Reproduce, exactly and in full, the lines from the one with "Clone this diagram in TikZ." through the one with "(0,0) rectangle (1300,550);" in the data below; drop pictures.

» Records provided

::::::::

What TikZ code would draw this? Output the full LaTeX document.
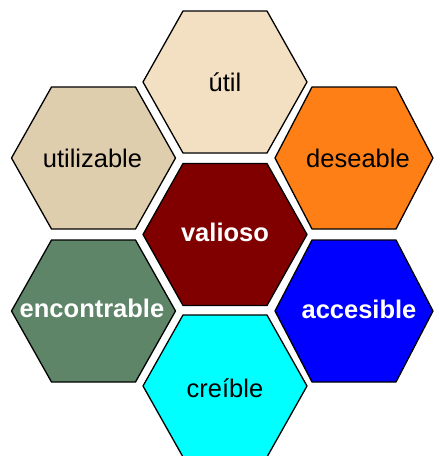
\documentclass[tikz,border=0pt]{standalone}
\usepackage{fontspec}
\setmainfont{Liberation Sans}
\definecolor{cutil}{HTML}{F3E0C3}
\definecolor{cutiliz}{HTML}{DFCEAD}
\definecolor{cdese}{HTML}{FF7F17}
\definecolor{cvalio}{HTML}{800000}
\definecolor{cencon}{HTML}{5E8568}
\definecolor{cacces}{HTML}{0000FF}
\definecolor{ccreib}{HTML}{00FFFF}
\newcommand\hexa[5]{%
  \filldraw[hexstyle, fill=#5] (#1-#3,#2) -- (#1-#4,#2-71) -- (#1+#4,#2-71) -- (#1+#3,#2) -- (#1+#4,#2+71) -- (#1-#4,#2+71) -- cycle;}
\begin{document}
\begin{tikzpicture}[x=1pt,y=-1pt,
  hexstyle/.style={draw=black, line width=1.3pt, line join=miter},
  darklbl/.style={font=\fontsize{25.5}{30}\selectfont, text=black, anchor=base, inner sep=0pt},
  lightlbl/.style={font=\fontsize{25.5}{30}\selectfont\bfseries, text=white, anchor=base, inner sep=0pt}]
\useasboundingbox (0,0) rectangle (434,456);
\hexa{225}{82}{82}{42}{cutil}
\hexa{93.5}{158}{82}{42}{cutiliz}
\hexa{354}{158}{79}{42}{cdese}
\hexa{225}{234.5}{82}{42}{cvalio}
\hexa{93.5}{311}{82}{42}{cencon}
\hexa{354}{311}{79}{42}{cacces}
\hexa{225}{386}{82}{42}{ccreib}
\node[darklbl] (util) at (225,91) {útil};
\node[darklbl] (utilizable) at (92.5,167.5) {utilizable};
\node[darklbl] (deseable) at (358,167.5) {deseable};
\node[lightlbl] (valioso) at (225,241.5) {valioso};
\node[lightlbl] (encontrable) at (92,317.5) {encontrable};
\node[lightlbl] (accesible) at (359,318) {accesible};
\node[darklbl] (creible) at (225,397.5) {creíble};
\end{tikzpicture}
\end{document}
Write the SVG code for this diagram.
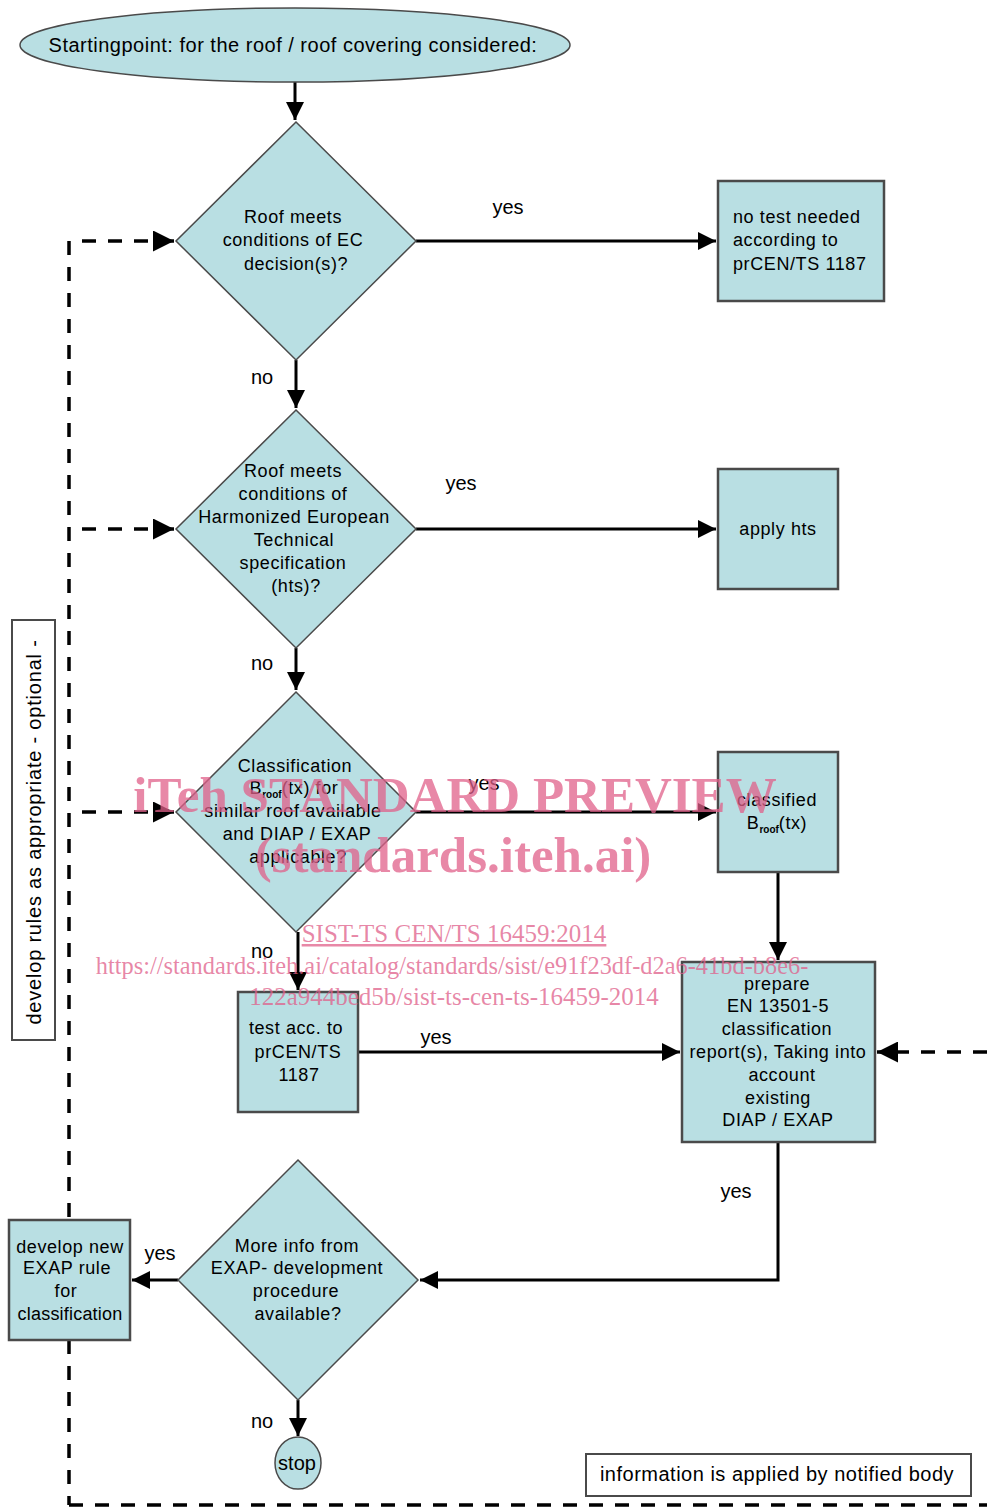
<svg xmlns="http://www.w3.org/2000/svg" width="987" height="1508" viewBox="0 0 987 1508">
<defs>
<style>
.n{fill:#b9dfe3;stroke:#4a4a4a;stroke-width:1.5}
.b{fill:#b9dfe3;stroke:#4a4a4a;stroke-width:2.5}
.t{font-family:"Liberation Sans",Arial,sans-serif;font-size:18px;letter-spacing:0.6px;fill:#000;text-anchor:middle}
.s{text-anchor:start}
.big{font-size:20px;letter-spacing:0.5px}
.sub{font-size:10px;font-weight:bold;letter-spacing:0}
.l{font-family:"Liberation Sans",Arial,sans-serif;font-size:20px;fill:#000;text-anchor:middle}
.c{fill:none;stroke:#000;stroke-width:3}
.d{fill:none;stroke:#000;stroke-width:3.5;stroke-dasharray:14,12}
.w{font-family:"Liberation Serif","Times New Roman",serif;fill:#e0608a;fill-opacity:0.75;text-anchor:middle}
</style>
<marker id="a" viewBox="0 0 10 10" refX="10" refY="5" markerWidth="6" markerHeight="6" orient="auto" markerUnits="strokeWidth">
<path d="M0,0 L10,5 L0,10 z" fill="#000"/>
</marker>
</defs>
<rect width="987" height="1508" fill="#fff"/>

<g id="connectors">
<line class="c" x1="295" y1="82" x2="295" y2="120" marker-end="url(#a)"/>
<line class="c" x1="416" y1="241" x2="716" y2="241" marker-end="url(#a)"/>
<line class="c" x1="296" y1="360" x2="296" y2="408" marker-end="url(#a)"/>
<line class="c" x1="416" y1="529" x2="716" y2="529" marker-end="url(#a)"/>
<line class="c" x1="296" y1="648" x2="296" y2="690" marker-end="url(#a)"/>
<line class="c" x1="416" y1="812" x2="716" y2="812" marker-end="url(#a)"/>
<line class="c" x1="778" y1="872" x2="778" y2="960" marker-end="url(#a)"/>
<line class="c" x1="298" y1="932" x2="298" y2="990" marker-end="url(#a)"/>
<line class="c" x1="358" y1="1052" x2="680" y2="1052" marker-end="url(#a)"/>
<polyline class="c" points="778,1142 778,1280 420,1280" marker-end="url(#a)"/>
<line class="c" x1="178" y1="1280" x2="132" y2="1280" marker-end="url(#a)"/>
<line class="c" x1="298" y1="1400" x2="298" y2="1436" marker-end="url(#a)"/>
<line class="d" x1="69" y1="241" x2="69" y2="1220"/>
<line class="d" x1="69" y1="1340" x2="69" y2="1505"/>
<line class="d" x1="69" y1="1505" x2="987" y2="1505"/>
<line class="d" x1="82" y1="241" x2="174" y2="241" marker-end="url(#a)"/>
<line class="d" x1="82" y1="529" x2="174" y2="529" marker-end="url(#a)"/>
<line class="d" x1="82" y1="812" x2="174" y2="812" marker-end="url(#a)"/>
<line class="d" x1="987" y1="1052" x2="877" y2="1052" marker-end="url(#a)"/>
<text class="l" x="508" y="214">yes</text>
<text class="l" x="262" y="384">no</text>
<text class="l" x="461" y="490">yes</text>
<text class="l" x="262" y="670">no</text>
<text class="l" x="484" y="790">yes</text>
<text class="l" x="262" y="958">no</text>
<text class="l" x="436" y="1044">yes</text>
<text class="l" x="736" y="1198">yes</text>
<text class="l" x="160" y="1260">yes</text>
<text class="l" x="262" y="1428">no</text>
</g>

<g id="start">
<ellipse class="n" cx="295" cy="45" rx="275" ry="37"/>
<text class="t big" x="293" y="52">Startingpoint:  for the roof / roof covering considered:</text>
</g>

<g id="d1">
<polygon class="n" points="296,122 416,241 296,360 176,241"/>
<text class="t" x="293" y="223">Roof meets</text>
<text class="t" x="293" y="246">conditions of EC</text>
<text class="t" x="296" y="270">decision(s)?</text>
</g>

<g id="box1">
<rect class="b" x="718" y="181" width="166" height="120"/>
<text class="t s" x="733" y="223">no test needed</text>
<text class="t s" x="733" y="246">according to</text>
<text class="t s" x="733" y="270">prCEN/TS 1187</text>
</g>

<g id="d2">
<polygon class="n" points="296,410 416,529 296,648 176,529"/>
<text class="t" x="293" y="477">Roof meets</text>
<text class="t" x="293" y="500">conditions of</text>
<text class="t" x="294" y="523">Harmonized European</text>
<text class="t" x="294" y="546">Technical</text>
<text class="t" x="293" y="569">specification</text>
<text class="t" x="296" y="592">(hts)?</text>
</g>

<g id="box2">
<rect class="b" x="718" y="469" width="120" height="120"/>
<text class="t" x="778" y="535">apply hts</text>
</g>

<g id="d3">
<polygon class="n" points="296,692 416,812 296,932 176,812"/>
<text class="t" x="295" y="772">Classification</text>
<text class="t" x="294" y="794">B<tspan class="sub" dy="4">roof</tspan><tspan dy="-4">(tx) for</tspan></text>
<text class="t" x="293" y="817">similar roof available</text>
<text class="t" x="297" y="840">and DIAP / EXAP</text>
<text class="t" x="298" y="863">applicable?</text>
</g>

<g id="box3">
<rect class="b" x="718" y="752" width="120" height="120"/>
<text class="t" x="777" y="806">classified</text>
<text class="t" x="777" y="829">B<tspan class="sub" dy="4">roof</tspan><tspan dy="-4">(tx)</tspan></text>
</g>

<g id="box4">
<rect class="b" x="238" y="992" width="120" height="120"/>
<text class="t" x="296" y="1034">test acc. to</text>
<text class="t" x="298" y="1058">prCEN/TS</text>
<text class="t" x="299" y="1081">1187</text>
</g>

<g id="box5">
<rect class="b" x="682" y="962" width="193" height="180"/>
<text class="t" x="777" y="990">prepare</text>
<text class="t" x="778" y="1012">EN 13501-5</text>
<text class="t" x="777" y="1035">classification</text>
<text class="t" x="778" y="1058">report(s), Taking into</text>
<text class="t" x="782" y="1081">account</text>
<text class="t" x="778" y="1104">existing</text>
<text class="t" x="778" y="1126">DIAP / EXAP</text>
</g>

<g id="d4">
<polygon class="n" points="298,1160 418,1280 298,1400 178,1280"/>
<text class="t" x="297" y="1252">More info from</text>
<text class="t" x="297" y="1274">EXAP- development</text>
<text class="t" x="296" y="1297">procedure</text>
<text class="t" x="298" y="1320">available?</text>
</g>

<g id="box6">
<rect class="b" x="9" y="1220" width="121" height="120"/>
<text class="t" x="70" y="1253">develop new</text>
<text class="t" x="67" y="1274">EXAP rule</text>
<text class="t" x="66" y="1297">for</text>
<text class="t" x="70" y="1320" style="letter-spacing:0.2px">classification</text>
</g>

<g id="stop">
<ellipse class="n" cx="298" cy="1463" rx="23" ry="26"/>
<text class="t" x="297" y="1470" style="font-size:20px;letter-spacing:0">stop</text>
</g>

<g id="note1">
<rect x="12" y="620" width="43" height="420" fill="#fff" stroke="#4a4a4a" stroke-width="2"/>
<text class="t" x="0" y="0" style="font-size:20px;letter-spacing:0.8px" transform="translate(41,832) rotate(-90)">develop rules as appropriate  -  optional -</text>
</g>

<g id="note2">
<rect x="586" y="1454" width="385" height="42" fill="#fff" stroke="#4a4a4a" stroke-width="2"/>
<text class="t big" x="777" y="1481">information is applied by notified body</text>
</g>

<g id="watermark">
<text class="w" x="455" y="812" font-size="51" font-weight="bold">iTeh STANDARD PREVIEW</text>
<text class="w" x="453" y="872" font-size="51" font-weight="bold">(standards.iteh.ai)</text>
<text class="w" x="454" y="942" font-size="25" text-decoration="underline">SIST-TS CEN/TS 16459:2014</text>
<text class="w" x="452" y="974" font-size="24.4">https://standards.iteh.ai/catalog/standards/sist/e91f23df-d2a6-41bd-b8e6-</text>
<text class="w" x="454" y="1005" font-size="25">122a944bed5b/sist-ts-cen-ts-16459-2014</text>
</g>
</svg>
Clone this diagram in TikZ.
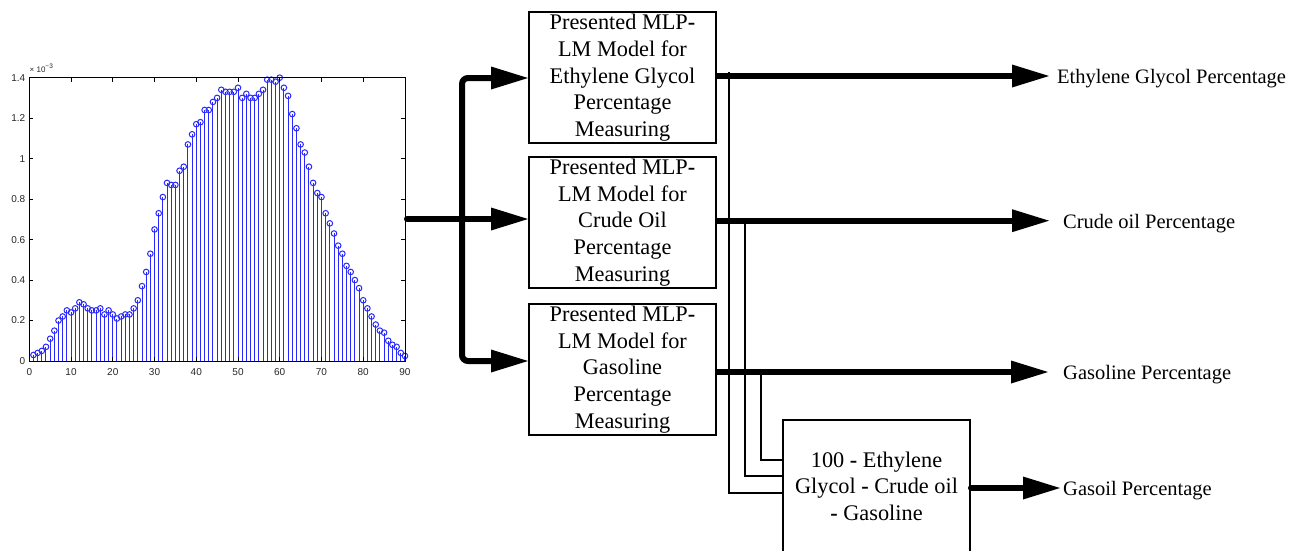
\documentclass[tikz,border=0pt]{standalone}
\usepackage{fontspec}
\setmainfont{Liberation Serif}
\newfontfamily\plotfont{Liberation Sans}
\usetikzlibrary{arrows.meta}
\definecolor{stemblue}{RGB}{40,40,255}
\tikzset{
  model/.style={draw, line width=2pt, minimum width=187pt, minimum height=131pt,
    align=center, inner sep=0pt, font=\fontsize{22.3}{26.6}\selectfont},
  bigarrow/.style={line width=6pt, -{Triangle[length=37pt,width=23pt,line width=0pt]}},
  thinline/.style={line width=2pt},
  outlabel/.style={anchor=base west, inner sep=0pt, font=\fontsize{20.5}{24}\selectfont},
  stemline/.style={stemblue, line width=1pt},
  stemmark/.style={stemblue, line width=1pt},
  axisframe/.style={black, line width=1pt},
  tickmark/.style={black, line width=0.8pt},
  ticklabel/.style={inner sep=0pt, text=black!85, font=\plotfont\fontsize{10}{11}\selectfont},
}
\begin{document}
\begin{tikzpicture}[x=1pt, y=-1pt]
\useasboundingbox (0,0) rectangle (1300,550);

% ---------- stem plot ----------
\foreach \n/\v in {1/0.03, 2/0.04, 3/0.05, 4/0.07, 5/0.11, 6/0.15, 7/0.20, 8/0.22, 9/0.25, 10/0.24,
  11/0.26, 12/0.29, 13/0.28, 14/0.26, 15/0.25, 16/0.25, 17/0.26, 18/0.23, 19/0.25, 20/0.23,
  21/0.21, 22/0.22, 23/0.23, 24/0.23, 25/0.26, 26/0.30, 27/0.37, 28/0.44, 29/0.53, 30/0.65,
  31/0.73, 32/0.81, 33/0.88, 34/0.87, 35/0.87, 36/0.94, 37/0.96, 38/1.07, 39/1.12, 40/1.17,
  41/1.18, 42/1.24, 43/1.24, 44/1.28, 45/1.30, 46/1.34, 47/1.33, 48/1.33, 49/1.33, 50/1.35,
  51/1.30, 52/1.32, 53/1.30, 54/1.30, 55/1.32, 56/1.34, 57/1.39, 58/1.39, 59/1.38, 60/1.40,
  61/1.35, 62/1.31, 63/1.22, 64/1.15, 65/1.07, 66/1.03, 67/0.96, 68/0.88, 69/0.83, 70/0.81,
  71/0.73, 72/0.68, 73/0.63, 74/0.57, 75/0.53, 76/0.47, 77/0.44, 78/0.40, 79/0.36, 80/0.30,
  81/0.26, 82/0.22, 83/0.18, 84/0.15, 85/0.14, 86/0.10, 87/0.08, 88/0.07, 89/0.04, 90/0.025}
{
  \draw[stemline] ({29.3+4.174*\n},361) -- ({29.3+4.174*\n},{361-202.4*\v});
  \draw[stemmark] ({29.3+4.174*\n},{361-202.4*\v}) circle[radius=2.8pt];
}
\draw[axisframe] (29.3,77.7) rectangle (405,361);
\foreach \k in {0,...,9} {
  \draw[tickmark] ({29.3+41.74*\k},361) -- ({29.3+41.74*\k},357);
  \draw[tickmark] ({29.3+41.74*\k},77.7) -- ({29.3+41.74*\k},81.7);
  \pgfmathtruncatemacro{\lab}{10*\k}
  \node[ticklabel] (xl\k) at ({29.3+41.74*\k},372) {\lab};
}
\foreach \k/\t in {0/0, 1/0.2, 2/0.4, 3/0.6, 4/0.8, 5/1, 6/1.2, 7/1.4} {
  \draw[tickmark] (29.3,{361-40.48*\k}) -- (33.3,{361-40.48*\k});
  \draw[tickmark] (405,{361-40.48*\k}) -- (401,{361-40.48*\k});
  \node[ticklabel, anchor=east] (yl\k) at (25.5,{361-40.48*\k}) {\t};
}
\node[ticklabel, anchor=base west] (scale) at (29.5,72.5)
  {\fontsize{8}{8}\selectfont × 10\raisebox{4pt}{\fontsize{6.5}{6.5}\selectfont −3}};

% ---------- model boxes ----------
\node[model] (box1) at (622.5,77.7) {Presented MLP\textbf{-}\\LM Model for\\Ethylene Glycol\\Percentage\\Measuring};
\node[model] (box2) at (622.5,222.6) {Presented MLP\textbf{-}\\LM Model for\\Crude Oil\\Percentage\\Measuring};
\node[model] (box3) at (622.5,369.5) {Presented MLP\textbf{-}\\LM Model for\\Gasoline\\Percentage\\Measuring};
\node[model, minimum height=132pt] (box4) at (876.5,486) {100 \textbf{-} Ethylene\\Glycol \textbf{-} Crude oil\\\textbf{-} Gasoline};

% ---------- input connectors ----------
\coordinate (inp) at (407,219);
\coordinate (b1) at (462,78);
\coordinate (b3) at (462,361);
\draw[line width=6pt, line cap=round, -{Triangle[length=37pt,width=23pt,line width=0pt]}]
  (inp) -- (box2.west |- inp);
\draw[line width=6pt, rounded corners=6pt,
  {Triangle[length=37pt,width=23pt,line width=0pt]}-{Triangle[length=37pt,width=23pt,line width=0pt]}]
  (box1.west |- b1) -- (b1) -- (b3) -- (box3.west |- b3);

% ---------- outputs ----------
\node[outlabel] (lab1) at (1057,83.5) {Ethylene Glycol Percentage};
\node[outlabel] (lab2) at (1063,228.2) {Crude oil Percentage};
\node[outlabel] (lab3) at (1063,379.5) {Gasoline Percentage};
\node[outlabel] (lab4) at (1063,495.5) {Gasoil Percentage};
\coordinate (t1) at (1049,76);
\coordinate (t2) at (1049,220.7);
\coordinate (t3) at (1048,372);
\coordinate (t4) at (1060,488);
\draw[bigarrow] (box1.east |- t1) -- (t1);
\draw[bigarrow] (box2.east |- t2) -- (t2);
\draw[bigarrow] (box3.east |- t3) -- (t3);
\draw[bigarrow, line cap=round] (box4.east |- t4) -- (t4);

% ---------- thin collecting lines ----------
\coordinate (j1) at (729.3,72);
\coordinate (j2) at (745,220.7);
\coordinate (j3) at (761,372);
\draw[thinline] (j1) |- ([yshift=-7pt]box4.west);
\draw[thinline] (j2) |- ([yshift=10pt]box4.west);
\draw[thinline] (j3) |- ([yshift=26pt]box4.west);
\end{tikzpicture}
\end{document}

::::::::

» Problem solution
Clone this diagram in TikZ.
\documentclass[tikz,border=0pt]{standalone}
\usepackage{fontspec}
\setmainfont{Liberation Serif}
\newfontfamily\plotfont{Liberation Sans}
\usetikzlibrary{arrows.meta}
\definecolor{stemblue}{RGB}{40,40,255}
\tikzset{
  model/.style={draw, line width=2pt, minimum width=187pt, minimum height=131pt,
    align=center, inner sep=0pt, font=\fontsize{22.3}{26.6}\selectfont},
  bigarrow/.style={line width=6pt, -{Triangle[length=37pt,width=23pt,line width=0pt]}},
  thinline/.style={line width=2pt},
  outlabel/.style={anchor=base west, inner sep=0pt, font=\fontsize{20.5}{24}\selectfont},
  stemline/.style={stemblue, line width=1pt},
  stemmark/.style={stemblue, line width=1pt},
  axisframe/.style={black, line width=1pt},
  tickmark/.style={black, line width=0.8pt},
  ticklabel/.style={inner sep=0pt, text=black!85, font=\plotfont\fontsize{10}{11}\selectfont},
}
\begin{document}
\begin{tikzpicture}[x=1pt, y=-1pt]
\useasboundingbox (0,0) rectangle (1300,550);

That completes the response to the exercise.